In Gaelian, Angel at Apogee has an engaging heroine; and she later proves to be more than she appears to be – it is her Cahaute blood – and so is firmly within sf’s custom of featuring protagonists with super-human or near-messianic abilities. In Gaelian’s case, these abilities are linked directly to the secret history of Dinoreos, Adredri and Cahaute.
The setting of the story also has its appeal. It seems a curiously confined space – it’s not made clear if the three worlds are part of the same planetary system, though in effect they might as well be. The cultures of the three are drawn well – one of the highlights is Gaelian’s witnessing of an annual religious festival on Adredri. However, the depiction of the aristocracy on Dinoreos is somewhat troubling. Initially, it seems the four sectors of Dinoreosan society have racial roots, with the Ot-tan historical conquerors of the others. Later, it is revealed that Dinoreos was settled by a single race. But there is still a nasty streak of bigotry in the attitude of the Ot-tan to the other Dinoreosans, the Adredri and the Cahautans. This is amply demonstrated in an Academy “honor court” incident witnessed by Gaelian early in the novel.
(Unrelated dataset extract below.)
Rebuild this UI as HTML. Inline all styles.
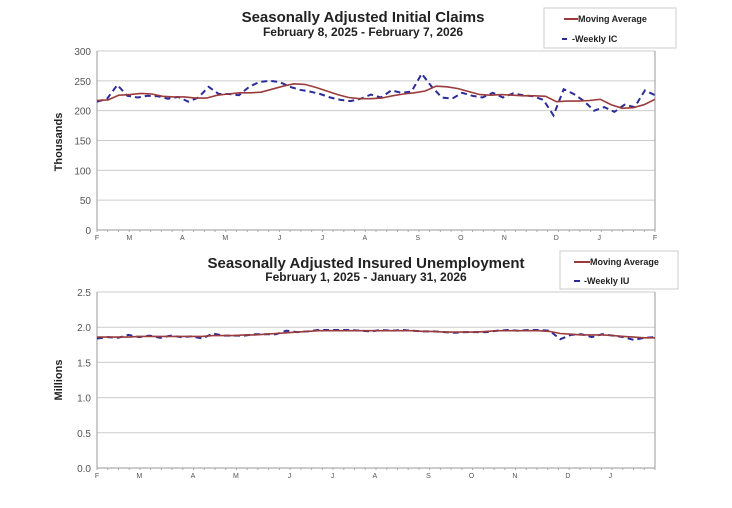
<!DOCTYPE html>
<html><head><meta charset="utf-8"><style>
body{margin:0;background:#fff;width:732px;height:503px;overflow:hidden;font-family:"Liberation Sans",sans-serif}
</style></head><body>
<svg id="svg" width="732" height="503" xmlns="http://www.w3.org/2000/svg" font-family="Liberation Sans, sans-serif">
<text x="363" y="22" text-anchor="middle" font-size="15" font-weight="bold" fill="#222">Seasonally Adjusted Initial Claims</text>
<text x="363" y="36" text-anchor="middle" font-size="12" font-weight="bold" fill="#222">February 8, 2025 - February 7, 2026</text>
<text x="366" y="268" text-anchor="middle" font-size="15" font-weight="bold" fill="#222">Seasonally Adjusted Insured Unemployment</text>
<text x="366" y="281" text-anchor="middle" font-size="12" font-weight="bold" fill="#222">February 1, 2025 - January 31, 2026</text>
<g>
<rect x="544" y="8" width="132" height="40" fill="#fff" stroke="#ccc"/>
<line x1="564" y1="19" x2="578" y2="19" stroke="#9b3b3b" stroke-width="2"/>
<text x="578" y="22" font-size="9" font-weight="bold" fill="#222">Moving Average</text>
<line x1="562" y1="39" x2="567" y2="39" stroke="#2b2b99" stroke-width="2"/>
<text x="572" y="42" font-size="9" font-weight="bold" fill="#222">-Weekly IC</text>
</g>
<g>
<rect x="560" y="251" width="118" height="38" fill="#fff" stroke="#ccc"/>
<line x1="574" y1="262" x2="590" y2="262" stroke="#9b3b3b" stroke-width="2"/>
<text x="590" y="265" font-size="9" font-weight="bold" fill="#222">Moving Average</text>
<line x1="574" y1="281" x2="580" y2="281" stroke="#2b2b99" stroke-width="2"/>
<text x="584" y="284" font-size="9" font-weight="bold" fill="#222">-Weekly IU</text>
</g>
<text transform="translate(62,142) rotate(-90)" text-anchor="middle" font-size="11" font-weight="bold" fill="#222">Thousands</text>
<text transform="translate(62,380) rotate(-90)" text-anchor="middle" font-size="11" font-weight="bold" fill="#222">Millions</text>
</svg>
<script>
const months1=["F","M","A","M","J","J","A","S","O","N","D","J","F"];
const monthPos1=[0,0.058,0.153,0.23,0.327,0.404,0.48,0.575,0.652,0.73,0.823,0.9,1];
const ticks1=[0,50,100,150,200,250,300];
const weeklyIC=[215,220,243,225,222,225,224,220,223,215,222,240,228,228,226,240,248,250,248,240,235,232,228,222,218,216,220,227,222,234,230,232,262,240,222,220,230,225,222,230,222,229,226,224,218,192,236,228,216,200,206,198,210,206,234,226];
const maIC=[217,218,226,227,229,228,224,223,223,221,221,226,228,230,230,231,236,241,245,244,239,233,227,222,220,220,221,225,228,230,233,241,240,237,232,227,226,227,226,225,225,224,215,216,216,217,219,210,204,205,210,219];
const months2=["F","M","A","M","J","J","A","S","O","N","D","J"];
const monthPos2=[0,0.076,0.172,0.249,0.345,0.422,0.498,0.594,0.671,0.749,0.844,0.92];
const ticks2=[0,0.5,1.0,1.5,2.0,2.5];
const weeklyIU=[1.84,1.86,1.85,1.89,1.86,1.88,1.85,1.88,1.86,1.87,1.84,1.91,1.88,1.88,1.88,1.90,1.90,1.90,1.95,1.93,1.94,1.96,1.96,1.96,1.96,1.95,1.94,1.96,1.95,1.96,1.95,1.94,1.94,1.93,1.92,1.93,1.93,1.93,1.95,1.96,1.95,1.96,1.96,1.95,1.83,1.89,1.90,1.86,1.90,1.88,1.86,1.82,1.85,1.86];
const maIU=[1.86,1.86,1.86,1.86,1.87,1.87,1.87,1.87,1.87,1.87,1.87,1.88,1.88,1.88,1.89,1.89,1.90,1.91,1.92,1.93,1.94,1.95,1.95,1.95,1.95,1.95,1.95,1.95,1.95,1.95,1.95,1.94,1.94,1.93,1.93,1.93,1.93,1.94,1.95,1.95,1.95,1.95,1.95,1.94,1.91,1.90,1.89,1.89,1.89,1.88,1.87,1.86,1.85,1.85];
const svg=document.getElementById('svg');
const NS='http://www.w3.org/2000/svg';
function mk(t,a,p){const e=document.createElementNS(NS,t);for(const k in a)e.setAttribute(k,a[k]);(p||svg).appendChild(e);return e;}
function chart(id,x0,x1,yTop,yBot,ymax,ticks,fmt,months,mpos,weekly,ma){
  const g=mk('g',{});
  
  
  const ys=v=>yBot-(v/ymax)*(yBot-yTop);
  ticks.forEach(t=>{
    const l=mk('line',{x1:x0,x2:x1,y1:ys(t),y2:ys(t),stroke:t==0?'#999':'#ccc','stroke-width':1},g);
    
    
    const tx=mk('text',{x:x0-6,y:ys(t)+4,'text-anchor':'end','font-size':10,fill:'#555'},g);
    tx.textContent=fmt(t);
    
    
  });
  mk('line',{x1:x0,x2:x0,y1:yTop,y2:yBot,stroke:'#999'},g);
  mk('line',{x1:x1,x2:x1,y1:yTop,y2:yBot,stroke:'#999'},g);
  for(let i=0;i<=52;i++){const x=x0+(x1-x0)*i/52;mk('line',{x1:x,x2:x,y1:yBot,y2:yBot+2,stroke:'#aaa'},g);}
  months.forEach((m,i)=>{
    const tx=mk('text',{x:x0+(x1-x0)*mpos[i],y:yBot+10,'text-anchor':'middle','font-size':7,fill:'#555'},g);
    tx.textContent=m;
    
    
  });
  const pts=a=>a.map((v,i)=>(x0+(x1-x0)*i/(a.length-1)).toFixed(1)+','+ys(v).toFixed(1)).join(' ');
  const w=mk('polyline',{points:pts(weekly),fill:'none',stroke:'#2b2b99','stroke-width':2,'stroke-dasharray':'6,4'},g);
  
  
  const m=mk('polyline',{points:pts(ma),fill:'none',stroke:'#9b3b3b','stroke-width':1.6},g);
  
  
}
chart('initial-claims-chart',97,655,51,230,300,ticks1,t=>String(t),months1,monthPos1,weeklyIC,maIC);
chart('insured-unemployment-chart',97,655,292,468,2.5,ticks2,t=>t.toFixed(1),months2,monthPos2,weeklyIU,maIU);
</script>
</body></html>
Important to the story, and to the culture of Dinoreos, is the game of nerris. This is played in a court with a wall each of black, red, blue and yellow. A specific strategy is associated with the team defending each colour. The game is played with a stick, which has a blunt end and pointed end. The stick is also barbed. Drawing blood is considered a part of the game. The stick too is often used as a metaphor in Dinoreosan society. Unfortunately, it’s not entirely clear exactly how nerris operates, and its use as metaphor – especially playing “as blue” or making a “yellow play” – in interactions between the characters does little but confuse matters.
Angel at Apogee is a good, solid sf debut. It’s a fun read from start to finish, with a likeable protagonist, an interesting setting, and a resolution that satisfies. Following it, Lewitt wrote a military sf duology similar in broad form to Angel at Apogee, before moving onto sf novels less obviously positioned as military sf. Her last novel was Rebel Sutra in 2000 (see here).